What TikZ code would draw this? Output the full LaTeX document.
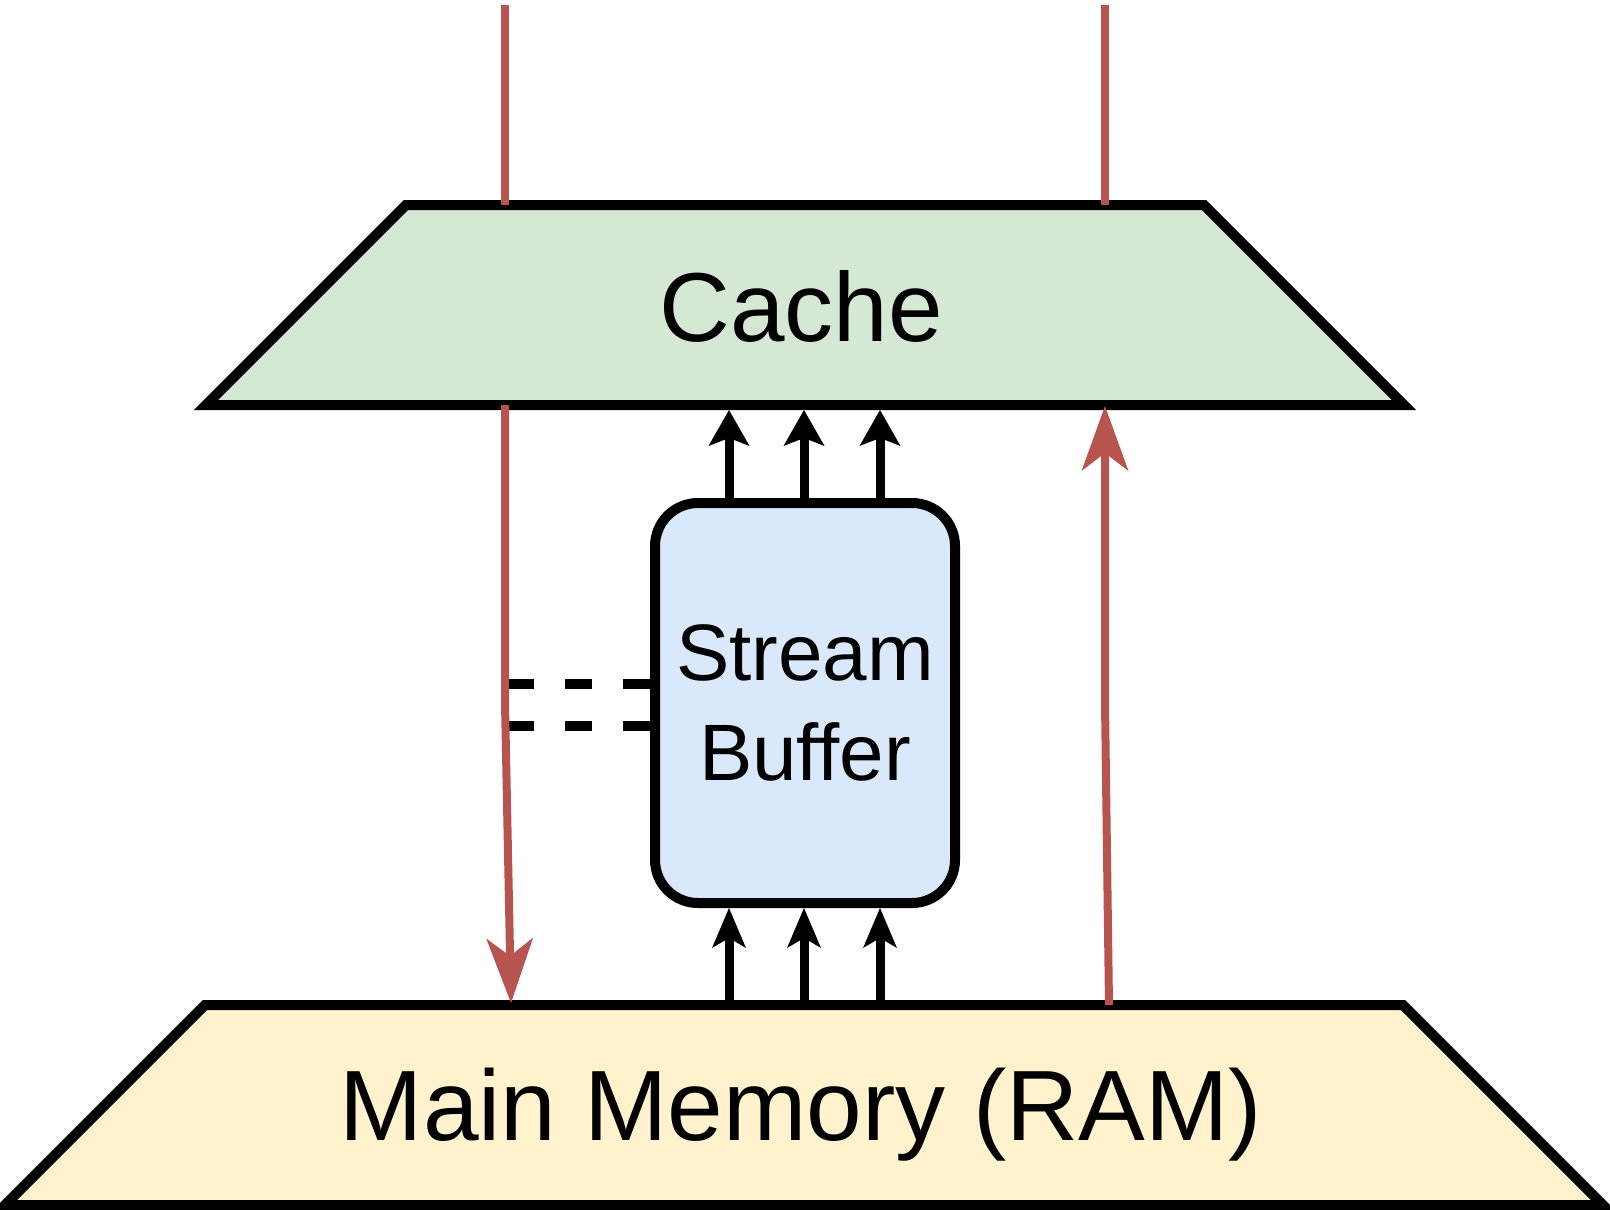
\documentclass[tikz,border=0pt]{standalone}
\usepackage{fontspec}
\setmainfont{Liberation Sans}
\usetikzlibrary{arrows.meta}
\definecolor{cachefill}{HTML}{D5E8D4}
\definecolor{memfill}{HTML}{FFF2CC}
\definecolor{buffill}{HTML}{DAE8FC}
\definecolor{redline}{HTML}{B85450}
\begin{document}
\begin{tikzpicture}[x=1pt,y=-1pt,
  outline/.style={draw=black,line width=10pt,line join=miter},
  redarrow/.style={draw=redline,line width=8pt,-{Stealth[length=65pt,width=47pt,inset=18pt,line width=0pt]}},
  redplain/.style={draw=redline,line width=8pt},
  blkup/.style={draw=black,line width=9pt,-{Stealth[length=36pt,width=41pt,inset=8pt,line width=0pt]}},
  blkin/.style={draw=black,line width=9pt,-{Stealth[length=40pt,width=34pt,inset=10pt,line width=0pt]}},
  dashline/.style={draw=black,line width=10pt,dash pattern=on 27pt off 31pt},
  bufbox/.style={draw=black,fill=buffill,line width=10pt,rounded corners=43pt,minimum width=300pt,minimum height=400pt,inner sep=0pt,align=center,font=\fontsize{80}{100}\selectfont},
  biglabel/.style={anchor=base,inner sep=0pt,font=\fontsize{98}{118}\selectfont}
]
\useasboundingbox (0,0) rectangle (1610,1210);
% shapes
\path[outline,fill=cachefill] (406,205) -- (1204,205) -- (1404,405) -- (206,405) -- cycle;
\path[outline,fill=memfill] (205,1005) -- (1403,1005) -- (1603,1205) -- (5,1205) -- cycle;
\node[bufbox] (buf) at (805,703) {Stream\\Buffer};
\node[biglabel] (cachelbl) at (801,341) {Cache};
\node[biglabel,font=\fontsize{100}{120}\selectfont] (memlbl) at (801,1140) {Main Memory (RAM)};
% coordinates
\coordinate (rlTop) at (505,5);
\coordinate (rlCT) at (505,205);
\coordinate (rlCB) at (505,405);
\coordinate (rlBend) at (505,703);
\coordinate (rlMem) at (511,1003);
\coordinate (rrTop) at (1105,5);
\coordinate (rrCT) at (1105,205);
\coordinate (rrCB) at (1105,406);
\coordinate (rrBend) at (1105,703);
\coordinate (rrMem) at (1109,1005);
\coordinate (ct1) at (729,410);
\coordinate (ct2) at (804,410);
\coordinate (ct3) at (880,410);
\coordinate (mt1) at (729,1001);
\coordinate (mt2) at (804,1001);
\coordinate (mt3) at (880,1001);
\coordinate (d1) at (509,684);
\coordinate (d2) at (509,726);
% dashed links
\draw[dashline] (buf.west |- d1) -- (d1);
\draw[dashline] (buf.west |- d2) -- (d2);
% red connectors
\draw[redplain] (rlTop) -- (rlCT);
\draw[redplain] (rrTop) -- (rrCT);
\draw[redarrow] (rlCB) -- (rlBend) -- (rlMem);
\draw[redarrow] (rrMem) -- (rrBend) -- (rrCB);
% black arrows
\draw[blkup] (buf.north -| ct1) -- (ct1);
\draw[blkup] (buf.north -| ct2) -- (ct2);
\draw[blkup] (buf.north -| ct3) -- (ct3);
\draw[blkin] (mt1) -- (buf.south -| mt1);
\draw[blkin] (mt2) -- (buf.south -| mt2);
\draw[blkin] (mt3) -- (buf.south -| mt3);
\end{tikzpicture}
\end{document}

::::

• **What you have to do**
All the material shown above is to be copied exactly, with no pictures carried over.

• **Response to this exercise**
What TikZ code would draw this? Output the full LaTeX document.
\documentclass[tikz,border=0pt]{standalone}
\usepackage{fontspec}
\setmainfont{Liberation Sans}
\usetikzlibrary{arrows.meta}
\definecolor{cachefill}{HTML}{D5E8D4}
\definecolor{memfill}{HTML}{FFF2CC}
\definecolor{buffill}{HTML}{DAE8FC}
\definecolor{redline}{HTML}{B85450}
\begin{document}
\begin{tikzpicture}[x=1pt,y=-1pt,
  outline/.style={draw=black,line width=10pt,line join=miter},
  redarrow/.style={draw=redline,line width=8pt,-{Stealth[length=65pt,width=47pt,inset=18pt,line width=0pt]}},
  redplain/.style={draw=redline,line width=8pt},
  blkup/.style={draw=black,line width=9pt,-{Stealth[length=36pt,width=41pt,inset=8pt,line width=0pt]}},
  blkin/.style={draw=black,line width=9pt,-{Stealth[length=40pt,width=34pt,inset=10pt,line width=0pt]}},
  dashline/.style={draw=black,line width=10pt,dash pattern=on 27pt off 31pt},
  bufbox/.style={draw=black,fill=buffill,line width=10pt,rounded corners=43pt,minimum width=300pt,minimum height=400pt,inner sep=0pt,align=center,font=\fontsize{80}{100}\selectfont},
  biglabel/.style={anchor=base,inner sep=0pt,font=\fontsize{98}{118}\selectfont}
]
\useasboundingbox (0,0) rectangle (1610,1210);
% shapes
\path[outline,fill=cachefill] (406,205) -- (1204,205) -- (1404,405) -- (206,405) -- cycle;
\path[outline,fill=memfill] (205,1005) -- (1403,1005) -- (1603,1205) -- (5,1205) -- cycle;
\node[bufbox] (buf) at (805,703) {Stream\\Buffer};
\node[biglabel] (cachelbl) at (801,341) {Cache};
\node[biglabel,font=\fontsize{100}{120}\selectfont] (memlbl) at (801,1140) {Main Memory (RAM)};
% coordinates
\coordinate (rlTop) at (505,5);
\coordinate (rlCT) at (505,205);
\coordinate (rlCB) at (505,405);
\coordinate (rlBend) at (505,703);
\coordinate (rlMem) at (511,1003);
\coordinate (rrTop) at (1105,5);
\coordinate (rrCT) at (1105,205);
\coordinate (rrCB) at (1105,406);
\coordinate (rrBend) at (1105,703);
\coordinate (rrMem) at (1109,1005);
\coordinate (ct1) at (729,410);
\coordinate (ct2) at (804,410);
\coordinate (ct3) at (880,410);
\coordinate (mt1) at (729,1001);
\coordinate (mt2) at (804,1001);
\coordinate (mt3) at (880,1001);
\coordinate (d1) at (509,684);
\coordinate (d2) at (509,726);
% dashed links
\draw[dashline] (buf.west |- d1) -- (d1);
\draw[dashline] (buf.west |- d2) -- (d2);
% red connectors
\draw[redplain] (rlTop) -- (rlCT);
\draw[redplain] (rrTop) -- (rrCT);
\draw[redarrow] (rlCB) -- (rlBend) -- (rlMem);
\draw[redarrow] (rrMem) -- (rrBend) -- (rrCB);
% black arrows
\draw[blkup] (buf.north -| ct1) -- (ct1);
\draw[blkup] (buf.north -| ct2) -- (ct2);
\draw[blkup] (buf.north -| ct3) -- (ct3);
\draw[blkin] (mt1) -- (buf.south -| mt1);
\draw[blkin] (mt2) -- (buf.south -| mt2);
\draw[blkin] (mt3) -- (buf.south -| mt3);
\end{tikzpicture}
\end{document}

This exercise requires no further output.